▸ **Records supplied**
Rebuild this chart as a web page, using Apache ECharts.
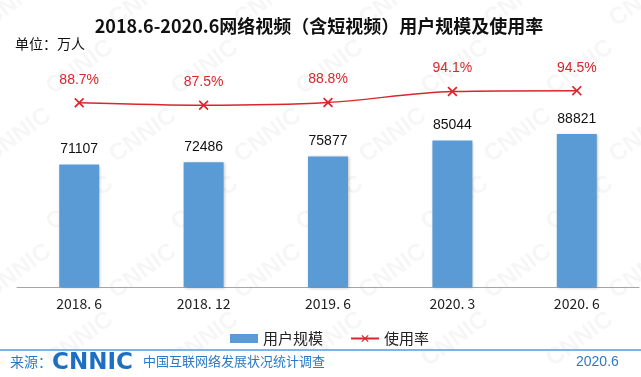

--

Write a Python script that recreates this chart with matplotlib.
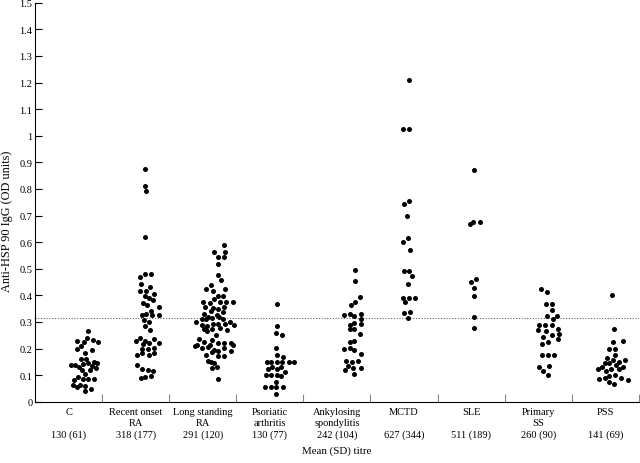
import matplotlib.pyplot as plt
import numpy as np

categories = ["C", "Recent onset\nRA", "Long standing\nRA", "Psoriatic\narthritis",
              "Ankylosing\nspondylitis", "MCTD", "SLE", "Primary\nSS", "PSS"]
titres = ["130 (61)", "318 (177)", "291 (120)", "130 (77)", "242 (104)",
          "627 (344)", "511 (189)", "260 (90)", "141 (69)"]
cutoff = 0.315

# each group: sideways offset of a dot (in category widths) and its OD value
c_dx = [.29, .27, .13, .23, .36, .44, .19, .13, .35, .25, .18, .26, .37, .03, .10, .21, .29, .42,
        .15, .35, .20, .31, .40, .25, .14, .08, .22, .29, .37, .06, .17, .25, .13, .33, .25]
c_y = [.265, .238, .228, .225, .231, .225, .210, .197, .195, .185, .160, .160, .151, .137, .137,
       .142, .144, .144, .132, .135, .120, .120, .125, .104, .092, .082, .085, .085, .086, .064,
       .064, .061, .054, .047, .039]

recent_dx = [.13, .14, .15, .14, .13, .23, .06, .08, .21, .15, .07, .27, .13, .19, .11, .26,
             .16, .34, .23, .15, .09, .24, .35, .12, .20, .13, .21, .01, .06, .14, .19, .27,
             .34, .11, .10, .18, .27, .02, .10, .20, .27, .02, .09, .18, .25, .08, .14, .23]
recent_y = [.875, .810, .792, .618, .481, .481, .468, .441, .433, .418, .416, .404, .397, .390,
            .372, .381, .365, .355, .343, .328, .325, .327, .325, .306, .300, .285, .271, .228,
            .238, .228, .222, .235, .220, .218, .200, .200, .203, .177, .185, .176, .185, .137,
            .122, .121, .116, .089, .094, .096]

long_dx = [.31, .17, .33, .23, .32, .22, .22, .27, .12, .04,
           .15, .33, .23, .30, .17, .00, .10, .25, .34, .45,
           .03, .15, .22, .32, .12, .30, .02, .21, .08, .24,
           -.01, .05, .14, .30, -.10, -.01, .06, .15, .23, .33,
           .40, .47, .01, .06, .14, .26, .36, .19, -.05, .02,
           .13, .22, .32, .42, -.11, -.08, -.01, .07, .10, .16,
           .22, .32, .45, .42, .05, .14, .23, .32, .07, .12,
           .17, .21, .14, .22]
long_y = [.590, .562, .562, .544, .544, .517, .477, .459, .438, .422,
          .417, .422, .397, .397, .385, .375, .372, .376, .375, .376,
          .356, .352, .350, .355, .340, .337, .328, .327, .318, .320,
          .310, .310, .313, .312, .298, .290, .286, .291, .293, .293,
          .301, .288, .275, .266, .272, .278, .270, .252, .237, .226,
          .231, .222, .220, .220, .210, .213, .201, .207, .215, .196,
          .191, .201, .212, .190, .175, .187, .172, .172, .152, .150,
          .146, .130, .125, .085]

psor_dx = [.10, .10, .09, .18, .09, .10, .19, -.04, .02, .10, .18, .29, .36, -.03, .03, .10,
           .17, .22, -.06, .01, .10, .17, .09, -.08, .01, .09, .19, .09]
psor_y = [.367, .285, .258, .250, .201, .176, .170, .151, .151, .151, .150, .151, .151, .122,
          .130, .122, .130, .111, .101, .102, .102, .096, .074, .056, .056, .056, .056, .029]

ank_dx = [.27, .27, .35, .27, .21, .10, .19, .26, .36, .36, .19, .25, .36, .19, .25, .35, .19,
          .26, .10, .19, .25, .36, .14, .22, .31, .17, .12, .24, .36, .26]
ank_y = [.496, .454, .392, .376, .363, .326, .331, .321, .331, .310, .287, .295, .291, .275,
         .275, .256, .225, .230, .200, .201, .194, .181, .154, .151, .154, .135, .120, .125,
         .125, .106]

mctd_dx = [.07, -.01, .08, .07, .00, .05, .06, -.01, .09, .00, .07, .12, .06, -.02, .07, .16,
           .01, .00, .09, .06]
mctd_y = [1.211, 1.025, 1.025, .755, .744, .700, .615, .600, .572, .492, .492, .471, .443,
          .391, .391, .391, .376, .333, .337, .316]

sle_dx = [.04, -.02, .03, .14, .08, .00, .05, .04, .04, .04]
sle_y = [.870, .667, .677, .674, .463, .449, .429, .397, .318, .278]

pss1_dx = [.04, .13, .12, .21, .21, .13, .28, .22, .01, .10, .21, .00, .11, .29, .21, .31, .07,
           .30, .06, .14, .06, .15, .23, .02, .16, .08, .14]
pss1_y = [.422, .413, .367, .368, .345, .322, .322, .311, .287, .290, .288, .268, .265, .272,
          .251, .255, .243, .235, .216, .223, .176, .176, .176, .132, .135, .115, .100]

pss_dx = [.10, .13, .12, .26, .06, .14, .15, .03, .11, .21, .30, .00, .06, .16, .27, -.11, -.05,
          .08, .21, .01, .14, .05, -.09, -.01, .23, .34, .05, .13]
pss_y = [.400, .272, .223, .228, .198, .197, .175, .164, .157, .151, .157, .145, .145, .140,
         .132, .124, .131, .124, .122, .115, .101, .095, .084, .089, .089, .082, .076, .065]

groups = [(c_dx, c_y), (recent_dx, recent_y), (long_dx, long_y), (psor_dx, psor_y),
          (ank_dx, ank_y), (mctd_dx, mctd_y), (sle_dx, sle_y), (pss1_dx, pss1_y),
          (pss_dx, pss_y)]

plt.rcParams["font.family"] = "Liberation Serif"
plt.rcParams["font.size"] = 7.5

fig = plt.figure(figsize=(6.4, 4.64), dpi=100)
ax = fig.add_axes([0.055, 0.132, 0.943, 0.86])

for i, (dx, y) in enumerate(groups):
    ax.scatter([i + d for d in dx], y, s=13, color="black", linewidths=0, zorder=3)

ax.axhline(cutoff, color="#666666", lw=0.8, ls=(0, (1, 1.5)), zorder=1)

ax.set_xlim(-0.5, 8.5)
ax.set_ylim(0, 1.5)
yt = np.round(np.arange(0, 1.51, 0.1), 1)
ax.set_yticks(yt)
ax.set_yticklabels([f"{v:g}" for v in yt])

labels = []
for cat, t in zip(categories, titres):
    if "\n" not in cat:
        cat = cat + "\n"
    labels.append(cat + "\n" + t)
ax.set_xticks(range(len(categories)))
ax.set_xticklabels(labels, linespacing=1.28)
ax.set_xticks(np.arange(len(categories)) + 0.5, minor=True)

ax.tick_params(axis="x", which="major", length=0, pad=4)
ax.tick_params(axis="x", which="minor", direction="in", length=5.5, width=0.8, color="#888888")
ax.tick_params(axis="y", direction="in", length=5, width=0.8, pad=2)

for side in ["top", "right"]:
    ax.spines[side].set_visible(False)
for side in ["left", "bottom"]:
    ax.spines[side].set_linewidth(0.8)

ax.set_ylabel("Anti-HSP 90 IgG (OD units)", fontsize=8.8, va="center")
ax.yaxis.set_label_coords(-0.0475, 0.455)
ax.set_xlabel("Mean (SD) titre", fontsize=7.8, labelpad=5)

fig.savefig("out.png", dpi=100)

...

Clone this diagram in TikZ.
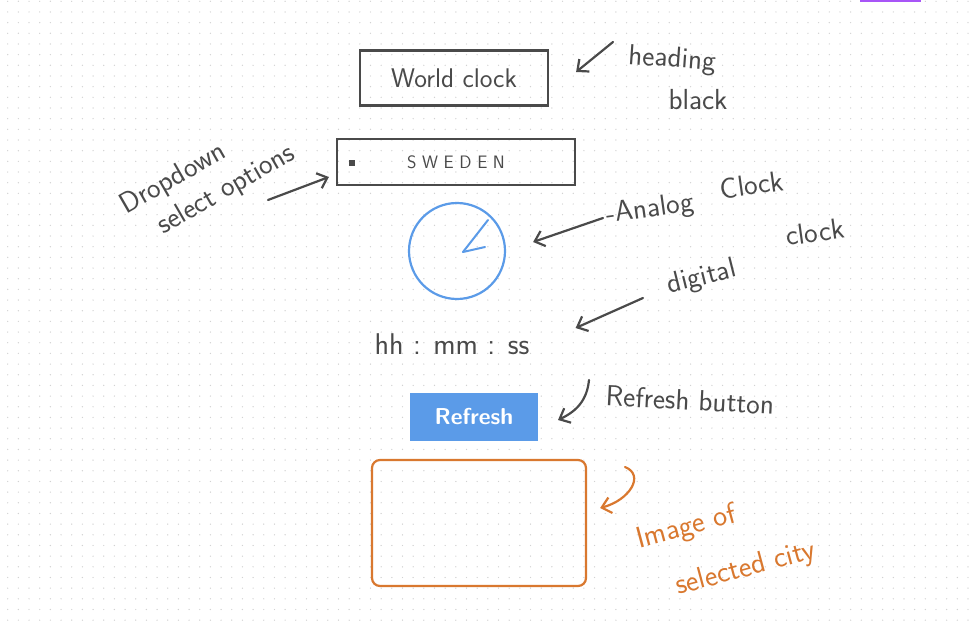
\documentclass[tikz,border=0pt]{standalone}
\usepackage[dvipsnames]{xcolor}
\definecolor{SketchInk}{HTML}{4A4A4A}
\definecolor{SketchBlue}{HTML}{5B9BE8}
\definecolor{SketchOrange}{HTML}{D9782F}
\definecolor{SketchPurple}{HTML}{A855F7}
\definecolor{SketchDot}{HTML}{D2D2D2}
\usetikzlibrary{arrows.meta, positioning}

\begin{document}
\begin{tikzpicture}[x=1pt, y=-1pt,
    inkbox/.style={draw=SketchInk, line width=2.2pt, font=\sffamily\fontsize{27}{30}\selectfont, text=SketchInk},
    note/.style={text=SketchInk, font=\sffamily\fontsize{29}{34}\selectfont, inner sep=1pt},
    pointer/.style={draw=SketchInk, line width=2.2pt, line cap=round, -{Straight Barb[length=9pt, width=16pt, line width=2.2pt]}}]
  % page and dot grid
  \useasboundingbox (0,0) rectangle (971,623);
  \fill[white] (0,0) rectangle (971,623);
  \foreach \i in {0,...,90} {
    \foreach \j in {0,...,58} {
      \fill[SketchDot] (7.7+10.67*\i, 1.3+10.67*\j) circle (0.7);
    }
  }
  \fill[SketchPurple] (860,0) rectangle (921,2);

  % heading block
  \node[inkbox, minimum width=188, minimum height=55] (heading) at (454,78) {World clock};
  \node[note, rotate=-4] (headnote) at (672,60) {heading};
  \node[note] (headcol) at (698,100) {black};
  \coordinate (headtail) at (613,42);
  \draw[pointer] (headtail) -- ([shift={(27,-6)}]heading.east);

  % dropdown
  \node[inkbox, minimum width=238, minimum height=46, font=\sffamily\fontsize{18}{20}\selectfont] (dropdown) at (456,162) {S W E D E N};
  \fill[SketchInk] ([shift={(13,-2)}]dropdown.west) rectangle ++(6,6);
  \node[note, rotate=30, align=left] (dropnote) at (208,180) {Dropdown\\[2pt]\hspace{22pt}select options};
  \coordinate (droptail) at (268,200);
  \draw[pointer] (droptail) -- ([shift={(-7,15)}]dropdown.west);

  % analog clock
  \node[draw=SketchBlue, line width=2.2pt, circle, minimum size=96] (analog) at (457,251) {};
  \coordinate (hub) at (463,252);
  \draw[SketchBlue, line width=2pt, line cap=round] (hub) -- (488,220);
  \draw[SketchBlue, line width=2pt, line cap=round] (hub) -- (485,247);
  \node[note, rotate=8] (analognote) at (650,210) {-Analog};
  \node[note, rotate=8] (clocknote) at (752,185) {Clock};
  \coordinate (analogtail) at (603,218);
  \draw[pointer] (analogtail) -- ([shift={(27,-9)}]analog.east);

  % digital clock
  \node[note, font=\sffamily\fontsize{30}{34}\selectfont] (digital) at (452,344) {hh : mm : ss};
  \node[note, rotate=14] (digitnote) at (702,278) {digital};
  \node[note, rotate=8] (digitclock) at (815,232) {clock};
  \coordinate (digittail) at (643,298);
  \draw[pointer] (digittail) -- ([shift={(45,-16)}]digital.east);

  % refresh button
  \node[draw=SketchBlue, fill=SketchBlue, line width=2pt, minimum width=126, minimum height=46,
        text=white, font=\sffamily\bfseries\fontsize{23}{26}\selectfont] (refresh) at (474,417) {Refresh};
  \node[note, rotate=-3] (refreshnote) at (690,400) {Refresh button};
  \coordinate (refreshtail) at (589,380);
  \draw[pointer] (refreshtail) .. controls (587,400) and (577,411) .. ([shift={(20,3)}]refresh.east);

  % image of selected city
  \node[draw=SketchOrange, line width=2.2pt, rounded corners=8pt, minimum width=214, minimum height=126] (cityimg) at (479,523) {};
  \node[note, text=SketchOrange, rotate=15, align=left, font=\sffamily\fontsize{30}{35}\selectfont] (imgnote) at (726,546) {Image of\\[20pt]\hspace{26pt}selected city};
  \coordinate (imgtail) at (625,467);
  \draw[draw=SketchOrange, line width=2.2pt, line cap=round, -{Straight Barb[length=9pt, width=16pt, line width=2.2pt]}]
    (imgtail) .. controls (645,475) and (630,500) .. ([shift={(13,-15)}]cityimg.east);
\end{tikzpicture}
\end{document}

▸ **What you are asked to do**
All lines above from the one containing "Write a Python" through the one containing "cutoff = 0.315" are to be quoted exactly, and only those; pictures are left out.

▸ **Completed exercise**
Write a Python script that recreates this chart with matplotlib.
import matplotlib.pyplot as plt
import numpy as np

categories = ["C", "Recent onset\nRA", "Long standing\nRA", "Psoriatic\narthritis",
              "Ankylosing\nspondylitis", "MCTD", "SLE", "Primary\nSS", "PSS"]
titres = ["130 (61)", "318 (177)", "291 (120)", "130 (77)", "242 (104)",
          "627 (344)", "511 (189)", "260 (90)", "141 (69)"]
cutoff = 0.315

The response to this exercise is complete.